Customers could order as much food as they desired during this promotion and pay whatever they wanted after eating, no questions asked. The restaurant managers counted on gaining new clients who would return, just like it regularly happens with trial pricing schemes. The restaurant's actual outcome was terrible. It had already lost more than $15,000 in a week.

How Does a Pay What You Want Model Work?

Why would anyone choose to go PWYW? It's a simple technique for content or product creators to go public. It empowers a democratic pricing policy for museums, cultural institutions, and organizations to guarantee that everyone has the opportunity to access their amenities. What about for-profit companies though?

This model could be fruitful because it gives the company a more confident appearance. They are prepared to take a risk on earning money because they are so confident in their assortment of goods. Additionally, it offers a means of developing trustful connections with clients.

Here are a few practices to improve this model's performance:

  • PWYW works best for SaaS companies or items with cheap overhead, such as downloadable content and digital goods.
  • Customers frequently feel more inclined to spend more when a business partners with a charity or nonprofit organization since it justifies whatever price they deem fair.
  • To generate fresh revenue and draw in new clients, make the offer temporary. In contrast to a free offer or trial, it conveys a sense of value while doing the same thing.
  • Give your buyers some guidelines for what the product should cost by using suggested prices.

Is Pay What You Want Pricing Right for Your Business?
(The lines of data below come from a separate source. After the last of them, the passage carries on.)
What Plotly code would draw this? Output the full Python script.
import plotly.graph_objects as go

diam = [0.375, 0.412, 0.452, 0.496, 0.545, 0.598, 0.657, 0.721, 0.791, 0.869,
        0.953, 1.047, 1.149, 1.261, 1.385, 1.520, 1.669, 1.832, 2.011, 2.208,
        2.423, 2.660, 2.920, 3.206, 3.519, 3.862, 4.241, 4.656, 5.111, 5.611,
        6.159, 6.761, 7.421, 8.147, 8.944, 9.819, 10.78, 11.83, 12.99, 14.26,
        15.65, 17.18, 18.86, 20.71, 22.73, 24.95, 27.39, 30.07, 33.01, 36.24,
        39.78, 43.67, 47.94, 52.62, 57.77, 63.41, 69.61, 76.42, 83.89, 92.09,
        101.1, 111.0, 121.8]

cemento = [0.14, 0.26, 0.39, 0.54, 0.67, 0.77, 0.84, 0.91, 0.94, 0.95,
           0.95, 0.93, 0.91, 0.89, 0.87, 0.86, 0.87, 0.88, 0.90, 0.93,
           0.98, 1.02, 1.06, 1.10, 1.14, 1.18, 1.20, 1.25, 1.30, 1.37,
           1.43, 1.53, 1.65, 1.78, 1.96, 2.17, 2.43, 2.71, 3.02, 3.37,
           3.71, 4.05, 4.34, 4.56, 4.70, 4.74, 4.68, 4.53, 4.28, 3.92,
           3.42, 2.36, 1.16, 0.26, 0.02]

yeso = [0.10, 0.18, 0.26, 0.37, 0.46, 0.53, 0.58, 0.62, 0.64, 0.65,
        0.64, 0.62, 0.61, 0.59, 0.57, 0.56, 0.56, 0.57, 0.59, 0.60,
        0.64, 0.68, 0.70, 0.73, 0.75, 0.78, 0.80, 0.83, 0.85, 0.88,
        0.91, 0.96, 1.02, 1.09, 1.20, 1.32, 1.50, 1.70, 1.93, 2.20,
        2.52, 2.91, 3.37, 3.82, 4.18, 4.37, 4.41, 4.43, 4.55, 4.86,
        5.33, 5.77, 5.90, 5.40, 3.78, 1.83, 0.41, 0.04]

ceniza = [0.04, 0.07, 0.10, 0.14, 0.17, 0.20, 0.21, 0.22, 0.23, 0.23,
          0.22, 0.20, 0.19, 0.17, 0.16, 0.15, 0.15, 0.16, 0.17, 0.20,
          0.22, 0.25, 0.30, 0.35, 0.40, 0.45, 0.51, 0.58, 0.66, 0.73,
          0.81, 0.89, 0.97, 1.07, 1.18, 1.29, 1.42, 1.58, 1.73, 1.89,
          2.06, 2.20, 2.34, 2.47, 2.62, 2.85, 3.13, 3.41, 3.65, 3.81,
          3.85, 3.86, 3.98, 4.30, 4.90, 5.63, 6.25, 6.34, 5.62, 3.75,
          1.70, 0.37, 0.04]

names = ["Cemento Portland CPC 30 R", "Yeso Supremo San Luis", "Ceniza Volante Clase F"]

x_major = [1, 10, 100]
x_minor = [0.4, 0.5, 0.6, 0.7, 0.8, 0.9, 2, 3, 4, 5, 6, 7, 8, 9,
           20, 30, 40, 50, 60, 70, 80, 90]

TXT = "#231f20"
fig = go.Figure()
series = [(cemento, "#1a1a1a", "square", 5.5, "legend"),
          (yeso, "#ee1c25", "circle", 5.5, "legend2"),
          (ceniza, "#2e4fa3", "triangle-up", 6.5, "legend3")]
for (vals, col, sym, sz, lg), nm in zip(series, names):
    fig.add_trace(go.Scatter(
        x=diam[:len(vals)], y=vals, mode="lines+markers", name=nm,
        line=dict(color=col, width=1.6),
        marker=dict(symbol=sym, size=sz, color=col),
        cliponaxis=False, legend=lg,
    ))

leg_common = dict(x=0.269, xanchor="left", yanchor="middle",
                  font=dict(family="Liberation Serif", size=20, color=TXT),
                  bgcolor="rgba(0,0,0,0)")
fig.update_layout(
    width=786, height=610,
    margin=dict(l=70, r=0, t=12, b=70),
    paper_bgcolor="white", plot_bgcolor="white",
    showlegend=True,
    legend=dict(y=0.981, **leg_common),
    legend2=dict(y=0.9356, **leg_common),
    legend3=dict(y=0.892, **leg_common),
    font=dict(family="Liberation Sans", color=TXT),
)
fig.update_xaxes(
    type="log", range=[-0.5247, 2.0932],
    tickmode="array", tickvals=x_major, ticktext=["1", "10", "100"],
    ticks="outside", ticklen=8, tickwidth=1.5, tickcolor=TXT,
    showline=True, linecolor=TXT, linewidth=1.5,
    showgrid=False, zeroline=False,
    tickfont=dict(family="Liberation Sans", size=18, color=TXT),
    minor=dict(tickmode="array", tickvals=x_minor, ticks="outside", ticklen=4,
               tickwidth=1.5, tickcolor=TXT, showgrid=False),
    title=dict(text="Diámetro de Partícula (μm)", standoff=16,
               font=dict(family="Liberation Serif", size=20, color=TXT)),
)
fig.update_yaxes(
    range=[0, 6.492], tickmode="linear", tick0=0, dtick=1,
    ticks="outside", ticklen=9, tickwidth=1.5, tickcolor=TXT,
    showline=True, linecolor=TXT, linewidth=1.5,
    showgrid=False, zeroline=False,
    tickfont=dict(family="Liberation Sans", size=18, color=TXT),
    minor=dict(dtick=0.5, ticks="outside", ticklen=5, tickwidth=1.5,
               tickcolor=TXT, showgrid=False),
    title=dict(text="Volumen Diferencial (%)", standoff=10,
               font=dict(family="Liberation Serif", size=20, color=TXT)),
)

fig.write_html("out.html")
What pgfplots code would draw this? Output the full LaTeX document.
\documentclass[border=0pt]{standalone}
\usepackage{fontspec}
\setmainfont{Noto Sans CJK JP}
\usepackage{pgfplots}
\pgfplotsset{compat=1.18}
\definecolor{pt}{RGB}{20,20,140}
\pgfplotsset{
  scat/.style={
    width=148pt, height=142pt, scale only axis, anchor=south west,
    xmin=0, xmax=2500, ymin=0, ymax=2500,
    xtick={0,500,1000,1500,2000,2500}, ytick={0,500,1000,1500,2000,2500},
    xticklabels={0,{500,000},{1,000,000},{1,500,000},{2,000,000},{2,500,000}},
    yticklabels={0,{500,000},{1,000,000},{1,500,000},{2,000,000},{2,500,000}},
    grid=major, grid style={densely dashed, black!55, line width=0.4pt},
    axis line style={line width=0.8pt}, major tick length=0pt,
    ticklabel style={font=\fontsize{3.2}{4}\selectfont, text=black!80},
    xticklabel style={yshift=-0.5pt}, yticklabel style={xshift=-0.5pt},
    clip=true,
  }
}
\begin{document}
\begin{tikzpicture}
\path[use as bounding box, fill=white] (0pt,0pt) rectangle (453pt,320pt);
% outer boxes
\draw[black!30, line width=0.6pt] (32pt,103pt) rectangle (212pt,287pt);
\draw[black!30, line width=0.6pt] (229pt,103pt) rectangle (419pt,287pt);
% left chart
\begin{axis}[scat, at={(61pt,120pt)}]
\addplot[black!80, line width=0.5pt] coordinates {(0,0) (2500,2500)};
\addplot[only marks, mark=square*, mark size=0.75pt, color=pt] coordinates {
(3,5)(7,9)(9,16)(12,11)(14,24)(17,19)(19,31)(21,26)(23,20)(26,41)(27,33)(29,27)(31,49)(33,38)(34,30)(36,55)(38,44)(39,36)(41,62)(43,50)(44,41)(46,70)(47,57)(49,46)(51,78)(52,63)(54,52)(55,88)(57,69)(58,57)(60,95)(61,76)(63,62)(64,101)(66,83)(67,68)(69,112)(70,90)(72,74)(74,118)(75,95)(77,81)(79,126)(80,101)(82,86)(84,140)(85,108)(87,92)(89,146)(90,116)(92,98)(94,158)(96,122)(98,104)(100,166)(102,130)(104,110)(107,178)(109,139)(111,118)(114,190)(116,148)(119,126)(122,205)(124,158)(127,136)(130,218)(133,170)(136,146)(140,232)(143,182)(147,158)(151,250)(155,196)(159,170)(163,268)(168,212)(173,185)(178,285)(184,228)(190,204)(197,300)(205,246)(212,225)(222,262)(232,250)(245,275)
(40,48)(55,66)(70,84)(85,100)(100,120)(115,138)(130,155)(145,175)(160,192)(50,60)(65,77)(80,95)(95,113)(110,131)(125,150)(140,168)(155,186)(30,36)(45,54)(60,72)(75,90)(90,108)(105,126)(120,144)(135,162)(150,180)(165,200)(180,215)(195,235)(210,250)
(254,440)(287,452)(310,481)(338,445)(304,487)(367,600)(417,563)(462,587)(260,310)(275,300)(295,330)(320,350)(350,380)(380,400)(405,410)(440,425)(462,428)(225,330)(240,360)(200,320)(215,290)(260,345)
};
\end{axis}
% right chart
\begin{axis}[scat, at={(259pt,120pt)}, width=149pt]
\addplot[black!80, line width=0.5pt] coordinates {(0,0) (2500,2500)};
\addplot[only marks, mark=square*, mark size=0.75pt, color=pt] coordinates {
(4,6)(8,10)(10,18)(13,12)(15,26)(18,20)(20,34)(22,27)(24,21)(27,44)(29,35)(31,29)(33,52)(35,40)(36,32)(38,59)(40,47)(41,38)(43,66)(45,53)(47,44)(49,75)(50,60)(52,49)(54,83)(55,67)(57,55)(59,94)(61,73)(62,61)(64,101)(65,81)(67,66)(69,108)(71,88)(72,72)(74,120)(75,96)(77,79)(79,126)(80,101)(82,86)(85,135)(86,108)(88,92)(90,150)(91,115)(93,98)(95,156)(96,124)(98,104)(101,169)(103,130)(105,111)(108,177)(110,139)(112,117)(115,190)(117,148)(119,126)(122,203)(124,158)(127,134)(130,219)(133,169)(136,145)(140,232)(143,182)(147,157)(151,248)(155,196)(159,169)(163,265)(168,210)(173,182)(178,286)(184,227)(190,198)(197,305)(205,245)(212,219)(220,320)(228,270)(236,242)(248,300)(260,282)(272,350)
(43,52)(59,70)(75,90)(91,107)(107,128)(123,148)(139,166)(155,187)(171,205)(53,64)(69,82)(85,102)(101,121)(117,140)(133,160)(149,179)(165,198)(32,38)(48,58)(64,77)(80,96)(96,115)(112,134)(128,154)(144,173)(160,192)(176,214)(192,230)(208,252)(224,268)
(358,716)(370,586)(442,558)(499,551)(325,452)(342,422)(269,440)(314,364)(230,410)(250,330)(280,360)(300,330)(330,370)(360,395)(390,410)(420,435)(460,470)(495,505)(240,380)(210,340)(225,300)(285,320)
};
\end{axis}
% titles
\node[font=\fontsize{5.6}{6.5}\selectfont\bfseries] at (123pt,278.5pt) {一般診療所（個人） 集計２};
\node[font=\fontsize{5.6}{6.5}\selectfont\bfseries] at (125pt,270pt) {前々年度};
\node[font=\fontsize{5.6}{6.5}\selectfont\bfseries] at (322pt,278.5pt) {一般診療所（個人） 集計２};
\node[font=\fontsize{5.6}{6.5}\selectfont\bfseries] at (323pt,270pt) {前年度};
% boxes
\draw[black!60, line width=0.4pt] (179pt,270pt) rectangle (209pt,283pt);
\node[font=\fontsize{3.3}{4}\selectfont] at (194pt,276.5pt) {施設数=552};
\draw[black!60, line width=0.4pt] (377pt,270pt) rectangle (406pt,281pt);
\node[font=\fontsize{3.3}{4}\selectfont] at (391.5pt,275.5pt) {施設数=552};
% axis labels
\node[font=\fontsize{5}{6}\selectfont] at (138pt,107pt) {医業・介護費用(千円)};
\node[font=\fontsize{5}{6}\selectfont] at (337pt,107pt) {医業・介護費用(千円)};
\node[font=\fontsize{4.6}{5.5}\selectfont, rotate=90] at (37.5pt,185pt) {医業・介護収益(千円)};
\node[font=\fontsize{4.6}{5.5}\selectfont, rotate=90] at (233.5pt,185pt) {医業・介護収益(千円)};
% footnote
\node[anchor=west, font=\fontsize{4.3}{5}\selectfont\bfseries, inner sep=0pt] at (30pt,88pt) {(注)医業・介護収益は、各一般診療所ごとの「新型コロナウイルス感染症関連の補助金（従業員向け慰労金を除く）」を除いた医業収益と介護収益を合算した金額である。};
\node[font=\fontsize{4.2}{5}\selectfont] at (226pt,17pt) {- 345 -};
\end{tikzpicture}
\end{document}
‘Pay What You Want’ is obviously not for everyone. Going from a budget deficit to a surplus will be challenging or perhaps impossible if you spend too much time creating unique items or have greater overhead expenditures. Additionally, rather than generating long-term revenue, this kind of strategy is better suited to achieving short-term objectives. A PWYW pricing strategy may be an excellent way to get attention and nurture trust, even while it hasn't yet produced new sales leads, fresh publicity, or public exposure.

So, if you wish to appeal to a wider audience, you should offer lower prices or even offer free items. PWYW pricing, however, has a few potential drawbacks:

  • It may reduce the perceived value of the product.
  • It decreases or even eliminates income, especially in the long term, because it can be difficult to predict the outcomes.
  • It does not guarantee that people will buy a full-fledged version of the product after getting a free trial.

In fact, the PWYW pricing method and dynamic pricing are quite similar. Both tactics can increase sales by stimulating demand, boosting customers' willingness to pay, or doing both simultaneously. The first, however, is based on the perceived value of the product by the client, and the second is based on a complex study of historical sales data and demand forecasting.

How to Use the PWYW Model Correctly

The PWYW pricing strategy is based on specific principles. First and foremost, it should be used when there is a strong demand for the product or service. Practice shows that when there is a greater demand for a good or service, consumers are ready to pay more. PWYW pricing can lead to consumers establishing prices that are far lower than what businesses had previously anticipated when demand was reduced.

The second component of this business model comes from prior relationships with the company in question. This is why PWYW pricing frequently fails for start-up companies because this pricing approach gives better results when customers are familiar with the brand or company. So if you are running an existing brand and want to introduce a new product or gain a new audience, a Pay What You Want strategy may work well for your business.

Why Choose PWYW Pricing?

There are several reasons to implement the Pay What You Want pricing strategy, starting with the possibility to test your customers’ buying ability and ending with potential revenue growth.

Understand Customers' Willingness to Pay

Knowing how much clients are ready to pay is essential for determining whether the company's high-quality goods or services will be successful. However, people may have different ideas about what a thing should be worth. For instance, while some may regard $50 as a fair price, others may propose no more than $30. Regardless of consumers’ pricing preferences, a business will learn important details about the shopping habits of its clients. Based on this data, it is possible to analyze various business strategies and product changes with greater accuracy.

Increase New Visitor Attendance

PWYW pricing is also used to attract new buyers. One may artificially increase demand, for instance, by allowing customers to pay what they are willing to for a service, such as a movie ticket. Just to give you an idea, let's say a ticket costs $20. However, when a company gives customers the option to choose a price, the majority selects $10, which is less than the standard rate. But even when the company loses money on the pricing, higher demand makes up for it. Naturally, many more people will start going to a cinema if the cost of tickets is halved. It may be a one-time transaction that increases the consumer base.

Generate More Revenue

Finally, PWYW pricing presents an opportunity to increase income. The potential profit depends on how well a company is aware of consumer behavior and whether it is able to increase demand. Businesses have the opportunity to draw in new clients and generate income as a result, in addition to having a better understanding of what customers are prepared to spend for a good or service.


A Pay What You Want pricing strategy can be a great solution if you want to test your customers’ purchasing power and see how much your product is valued. Also, PWYW pricing helps understand your audience’s purchasing behaviors and come up with the best deal as a result. All in all, PWYW can be mutually profitable for both sellers and buyers.

If you doubt whether PWYW pricing is a good long-term strategy for your business, you can implement it as a temporary solution just to see how much customers are willing to pay. Later on, you can adjust pricing by using automation tools, such as price optimization software by Priceva. It will track the pricing benchmarks of your competitors and suggest improvements to your strategy.


Does the Pay What You Want model work?

Yes, this model can be very efficient when a seller is confident about the quality of their product or service. This strategy works well in low-competition markets where buyers are not confused by too many choices. PWYW pricing can be profitable when you deliver something truly valuable – people are ready to pay for an ultimately positive user experience.

Why would a company offer Pay What You Want pricing?

This pricing strategy can be used when a company needs to 1) show confidence in a product or service; 2) attract new customers or build an audience from scratch; 3) perform a sort of custdev and see how buyers like the product. On top of that, PWYW pricing makes it possible to build relationships with the audience.